|Location Map ( geo)|
|To:||Isle of Seil|
|Argyll and Bute|
The Clachan Bridge is also known as the Bridge over the Atlantic, the Atlantic Bridge, or Seil Bridge. All are appropriate, as the bridge does indeed cross a narrow channel of the Atlantic Ocean, to connect the Hebridean Island of Seil to the Argyll Mainland. However, the correct name is Clachan Bridge, after the village of Clachan Seil on the Seil side.
The bridge was built in 1792, after a short period of discussion in the local area. It replaced a ferry, although at low tide the channel can almost be jumped across, and was decided upon after a causeway was rejected - it would have blocked the channel, which was navigable at high tide!

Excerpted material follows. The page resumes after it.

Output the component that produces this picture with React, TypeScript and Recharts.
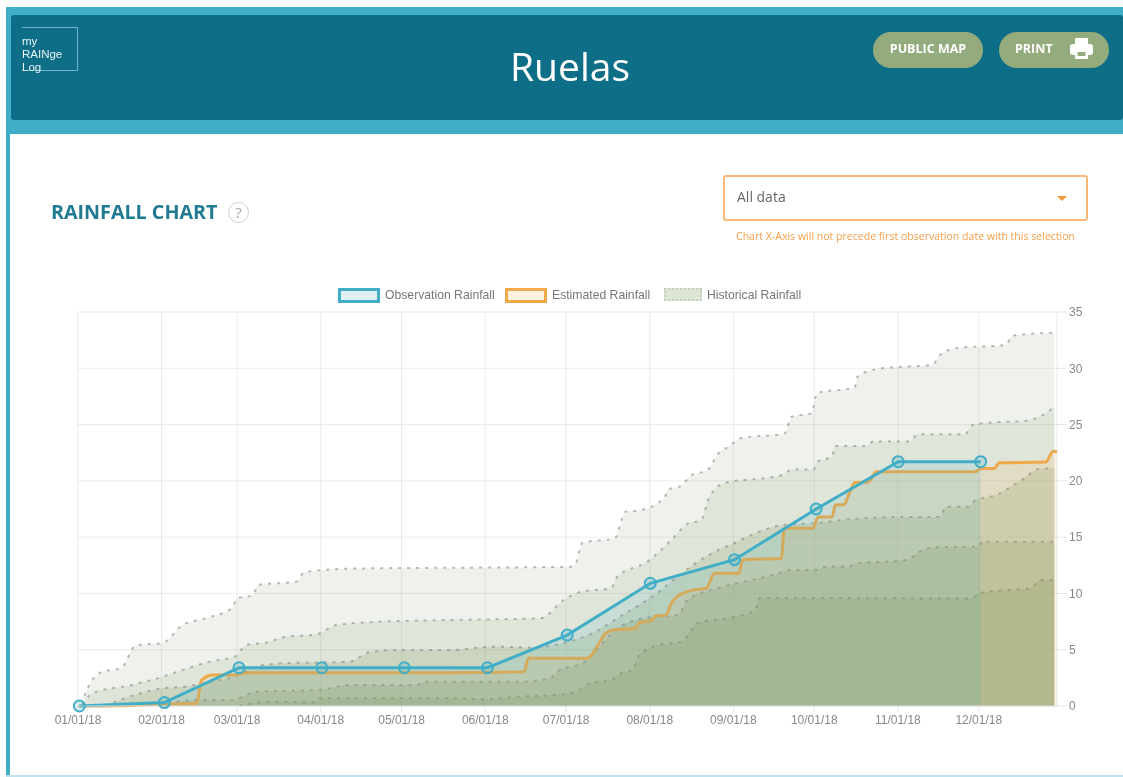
import React from "react";
import { ComposedChart, Area, XAxis, YAxis, CartesianGrid, Legend } from "recharts";

type Pt = [number, number];

const monthDays = [0, 31, 59, 90, 120, 151, 181, 212, 243, 273, 304, 334];
const monthLabels = ["01/01/18", "02/01/18", "03/01/18", "04/01/18", "05/01/18", "06/01/18", "07/01/18", "08/01/18", "09/01/18", "10/01/18", "11/01/18", "12/01/18"];
const yTicks = [0, 5, 10, 15, 20, 25, 30, 35];

const observation: Pt[] = [[0.5, 0], [32, 0.3], [59.7, 3.4], [90.4, 3.4], [121, 3.4], [151.8, 3.4], [181.4, 6.3], [212.2, 10.9], [243.4, 13], [273.7, 17.5], [304.1, 21.7], [334.7, 21.7]];

const estimated: Pt[] = [[0.5, 0], [20, 0.05], [34, 0.18], [44, 0.25], [45.8, 2.3], [50, 2.75], [58, 2.75], [62.7, 2.96], [138, 2.96], [165.4, 3.05], [167, 4.25], [188.7, 4.25], [196, 6.5], [198.5, 6.75], [206.7, 6.9], [208, 7.37], [213, 7.64], [214, 8], [218, 8.08], [220, 9.1], [222, 9.7], [228, 10.3], [233, 10.46], [236, 11.8], [245, 11.8], [246.5, 13], [260.7, 13.1], [262, 15.8], [272.6, 15.8], [274.4, 16.8], [279.6, 16.8], [280.8, 17.86], [284, 17.9], [286, 18.9], [288, 19.85], [293, 19.9], [296, 20.8], [332.8, 20.8], [334.7, 21.1], [339.7, 21.1], [341.5, 21.6], [358.8, 21.67], [361.5, 22.6], [363, 22.6]];

const historyA: Pt[] = [[1.6, 0.1], [2.5, 0.98], [9, 3.05], [15.9, 3.35], [21.5, 5.4], [31.4, 5.6], [38.8, 7.2], [47.5, 7.8], [57.4, 8.75], [58.7, 9.55], [64.9, 9.85], [66.7, 10.75], [81, 11.05], [84, 11.9], [101, 12.2], [182.7, 12.37], [184.6, 12.7], [187, 14.5], [199, 14.9], [203, 17.26], [207.5, 17.35], [217.5, 18.5], [218.7, 19.2], [224, 19.6], [226.8, 20.4], [233.6, 21], [237.3, 22.4], [241, 23], [246, 23.8], [262, 24.2], [264.6, 25.7], [272, 26], [274, 27.8], [288, 28.3], [289, 29.25], [295.6, 29.9], [303, 30.1], [316.7, 30.3], [319.7, 31.2], [326, 31.8], [344, 32.07], [346.5, 32.9], [362, 33.16]];

const historyB: Pt[] = [[1.6, 0.1], [5.3, 1.13], [20, 1.87], [31.4, 2.6], [38.8, 3.2], [48.8, 3.94], [58, 4.38], [62.4, 5.4], [71, 5.7], [76, 6.1], [88.5, 6.37], [96, 7.2], [113, 7.5], [138, 7.64], [171.6, 7.8], [180, 9.4], [186.5, 10.15], [197.6, 10.46], [200, 11.5], [211, 12.8], [221, 15], [226, 16.2], [231, 16.5], [234, 18.5], [239.7, 19.8], [261, 20.5], [264.6, 21], [272.7, 21], [274, 21.7], [279.6, 22.15], [280.7, 23.1], [291.9, 23.1], [295, 23.5], [308, 23.5], [311.7, 24.15], [329, 24.15], [331.6, 24.96], [340, 25.2], [350, 25.3], [358.8, 26], [362, 26.6]];

const historyC: Pt[] = [[10, 0.02], [19, 0.83], [31.4, 1.57], [38.8, 1.7], [50, 2.2], [58, 2.6], [66, 3.5], [76, 3.8], [101, 3.94], [104.6, 4.38], [108, 4.8], [118, 4.97], [138, 4.97], [154, 5.27], [168, 5.2], [180, 5.6], [191, 6.5], [202, 8.1], [213.8, 9.86], [225, 12], [236, 13.7], [243.6, 14.5], [249.7, 15.2], [262, 16.1], [274.5, 16.26], [285.7, 16.6], [308, 16.8], [319.7, 16.8], [321.7, 17.7], [330, 17.7], [332.8, 18.3], [340, 18.7], [350, 20.1], [357, 21.1], [362, 21.1]];

const historyD: Pt[] = [[30, 0.02], [43.8, 0.53], [57, 0.53], [66, 1.27], [88.5, 1.42], [101, 1.87], [125.7, 1.87], [129, 2.16], [165, 2.16], [175, 2.46], [177.7, 3.05], [187.7, 3.9], [200, 6.9], [212.5, 7.9], [222.4, 8.08], [226, 9.4], [237, 10.46], [249.7, 11.2], [257, 11.6], [264.6, 12.08], [273, 12.08], [278, 12.4], [285.7, 12.4], [289, 12.7], [304, 12.9], [308, 13.05], [311.7, 13.7], [318, 14.1], [334, 14.15], [335, 14.6], [362, 14.6]];

const historyE: Pt[] = [[60, 0.03], [71, 0.38], [88, 0.33], [89.7, 0.68], [138, 0.68], [151.7, 0.6], [163, 0.83], [172.7, 0.92], [184, 1.2], [190, 2.04], [197.6, 2.3], [201, 2.9], [205.7, 3.2], [208, 4.5], [215, 5.4], [223.7, 5.7], [230, 7.4], [241, 7.8], [251, 8.5], [252.8, 9.6], [331.6, 9.55], [334, 10], [341.5, 10.25], [353, 10.46], [357, 11.2], [362, 11.2]];

const legendLabels = ["Observation Rainfall", "Estimated Rainfall", "Historical Rainfall"];

const seriesTable: Record<string, Pt[]> = { observation, estimated, historyA, historyB, historyC, historyD, historyE };
const rowByDay = new Map<number, Record<string, number>>();
Object.entries(seriesTable).forEach(([key, pts]) => {
  pts.forEach(([day, value]) => {
    const row = rowByDay.get(day) ?? { day };
    row[key] = value;
    rowByDay.set(day, row);
  });
});
const rows = Array.from(rowByDay.values()).sort((a, b) => a.day - b.day);

const TEAL = "#41aec7";
const ORANGE = "#efa94a";
const HIST_STROKE = "rgba(120,120,120,0.5)";
const historyLayers: [string, string][] = [
  ["historyA", "rgba(147,170,125,0.15)"],
  ["historyB", "rgba(147,170,125,0.18)"],
  ["historyC", "rgba(130,160,105,0.22)"],
  ["historyD", "rgba(130,160,105,0.25)"],
  ["historyE", "rgba(130,160,105,0.25)"],
];

const legendRow = () => (
  <div style={{ position: "relative", width: 1123, height: 20, fontFamily: "'Liberation Sans', Arial, sans-serif", fontSize: 12.2, color: "#777" }}>
    <div style={{ position: "absolute", left: 338, top: 0, width: 36, height: 9, border: `3px solid ${TEAL}`, background: "#dff0f5", boxSizing: "content-box" }} />
    <span style={{ position: "absolute", left: 385, top: 0 }}>{legendLabels[0]}</span>
    <div style={{ position: "absolute", left: 505, top: 0, width: 36, height: 9, border: `3px solid ${ORANGE}`, background: "#fdf1df" }} />
    <span style={{ position: "absolute", left: 552, top: 0 }}>{legendLabels[1]}</span>
    <div style={{ position: "absolute", left: 664, top: 0, width: 34, height: 9, border: "2px dotted #c3d0b7", background: "#dde5d7" }} />
    <span style={{ position: "absolute", left: 707, top: 0 }}>{legendLabels[2]}</span>
  </div>
);

const obsDot = (props: any) => {
  const { cx, cy, payload, key } = props;
  if (payload?.observation == null || cy == null) return <g key={key} />;
  return <circle key={key} cx={cx} cy={cy} r={5.5} fill="rgba(65,174,199,0.2)" stroke={TEAL} strokeWidth={2} />;
};

const abs = (l: number, t: number, w: number, h: number, extra: React.CSSProperties = {}): React.CSSProperties => ({
  position: "absolute", left: l, top: t, width: w, height: h, boxSizing: "border-box", ...extra,
});

const pill: React.CSSProperties = { background: "#93ab7d", borderRadius: 18, color: "#fff", fontWeight: 700, fontSize: 12.5, display: "flex", alignItems: "center", paddingBottom: 4 };

export default function App() {
  return (
    <div style={{ position: "absolute", left: 0, top: 0, width: 1123, height: 777, overflow: "hidden", background: "#fff", fontFamily: "'Open Sans', sans-serif", filter: "blur(0.7px)" }}>
      <div style={abs(6, 7, 1117, 127, { background: TEAL })} />
      <div style={abs(6, 134, 4, 643, { background: TEAL })} />
      <div style={abs(6, 775, 1117, 2, { background: "#bfe3ec" })} />
      <div style={abs(11, 15, 1112, 105, { background: "#0e6e87", borderRadius: 3 })} />

      <div style={abs(22, 27, 56, 44, { borderTop: "1px solid #6fb4c6", borderRight: "1px solid #6fb4c6", borderBottom: "1px solid #6fb4c6" })} />
      <div style={abs(22, 35, 50, 40, { color: "#eaf3f5", fontFamily: "'Liberation Sans', sans-serif", fontSize: 11.5, lineHeight: "13px" })}>my<br />RAINge<br />Log</div>

      <div style={abs(410, 39, 320, 54, { color: "#fff", fontSize: 39, lineHeight: "54px", textAlign: "center" })}>Ruelas</div>

      <div style={abs(873, 32, 110, 36, { ...pill, justifyContent: "center" })}>PUBLIC MAP</div>
      <div style={abs(999, 32, 110, 36, { ...pill, paddingLeft: 16 })}>PRINT</div>
      <svg style={abs(1070, 38, 23, 21)} viewBox="0 0 23 21">
        <rect x="5" y="0" width="13" height="7" rx="1" fill="#fff" />
        <rect x="0" y="6" width="23" height="11" rx="3" fill="#fff" />
        <rect x="5" y="12" width="13" height="9" rx="1" fill="#fff" />
        <rect x="7.5" y="14" width="8" height="4" fill="#93ab7d" />
      </svg>

      <div style={abs(51, 198, 180, 28, { color: "#1f7a92", fontWeight: 700, fontSize: 19.7, lineHeight: "28px", whiteSpace: "nowrap" })}>RAINFALL CHART</div>
      <div style={abs(228, 202, 21, 21, { border: "1.5px solid #cfcfcf", borderRadius: "50%", color: "#aaa", fontSize: 15, lineHeight: "18px", textAlign: "center" })}>?</div>

      <div style={abs(723, 175, 365, 46, { border: "2px solid #f9b877", borderRadius: 3 })} />
      <div style={abs(737, 187, 100, 20, { color: "#666", fontSize: 14, lineHeight: "20px" })}>All data</div>
      <div style={{ position: "absolute", left: 1057, top: 196, width: 0, height: 0, borderLeft: "5px solid transparent", borderRight: "5px solid transparent", borderTop: "5px solid #f59a3c" }} />
      <div style={abs(736, 228, 360, 16, { color: "#f59f4a", fontSize: 10.55, lineHeight: "16px", whiteSpace: "nowrap" })}>Chart X-Axis will not precede first observation date with this selection</div>

      <div style={abs(0, 0, 1123, 777)}>
        <ComposedChart width={1123} height={777} data={rows} margin={{ top: 312, left: 78, right: 0, bottom: 0 }}>
          <CartesianGrid stroke="rgba(0,0,0,0.08)" strokeWidth={1} />
          <XAxis
            dataKey="day"
            type="number"
            domain={[0, 363]}
            ticks={monthDays}
            interval={0}
            height={51}
            tickSize={6}
            tickMargin={3}
            axisLine={{ stroke: "#dedede" }}
            tickLine={{ stroke: "#e4e4e4" }}
            tick={{ fill: "#888", fontSize: 12, fontFamily: "'Liberation Sans', sans-serif" }}
            tickFormatter={(d: number) => monthLabels[monthDays.indexOf(d)]}
          />
          <YAxis
            orientation="right"
            type="number"
            domain={[0, 35]}
            ticks={yTicks}
            width={66}
            tickSize={10}
            tickMargin={2}
            axisLine={false}
            tickLine={{ stroke: "#e4e4e4" }}
            tick={{ fill: "#888", fontSize: 12, fontFamily: "'Liberation Sans', sans-serif" }}
          />
          <Legend content={legendRow} wrapperStyle={{ position: "absolute", left: 0, top: 288, width: 1123 }} />
          {historyLayers.map(([k, fill]) => (
            <Area key={k} dataKey={k} type="monotone" connectNulls baseValue={0} stroke={HIST_STROKE} strokeWidth={2} strokeDasharray="3 6" fill={fill} fillOpacity={1} dot={false} activeDot={false} isAnimationActive={false} />
          ))}
          <Area dataKey="estimated" type="monotone" connectNulls baseValue={0} stroke={ORANGE} strokeWidth={3} fill="rgba(240,165,60,0.13)" fillOpacity={1} dot={false} activeDot={false} isAnimationActive={false} />
          <Area dataKey="observation" type="linear" connectNulls baseValue={0} stroke={TEAL} strokeWidth={3} fill="rgba(65,174,199,0.14)" fillOpacity={1} dot={obsDot} activeDot={false} isAnimationActive={false} />
        </ComposedChart>
      </div>
    </div>
  );
}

The bridge took less than a year to build, despite unfounded rumours that the arch collapsed during construction. The single arch spans 22m across the channel, creating quite a hump on the roadway over the bridge. This hump was levelled off in the 1980s, to provide better access for longer vehicles. The only other major works to have been undertaken on the bridge appear to be the raising of the parapets, which were originally very low, low enough indeed for sheep to jump over - the reason why they were raised!
On either side of the arch, are slightly recessed 'portholes'. These appear to be for decoration only, and serve no real purpose.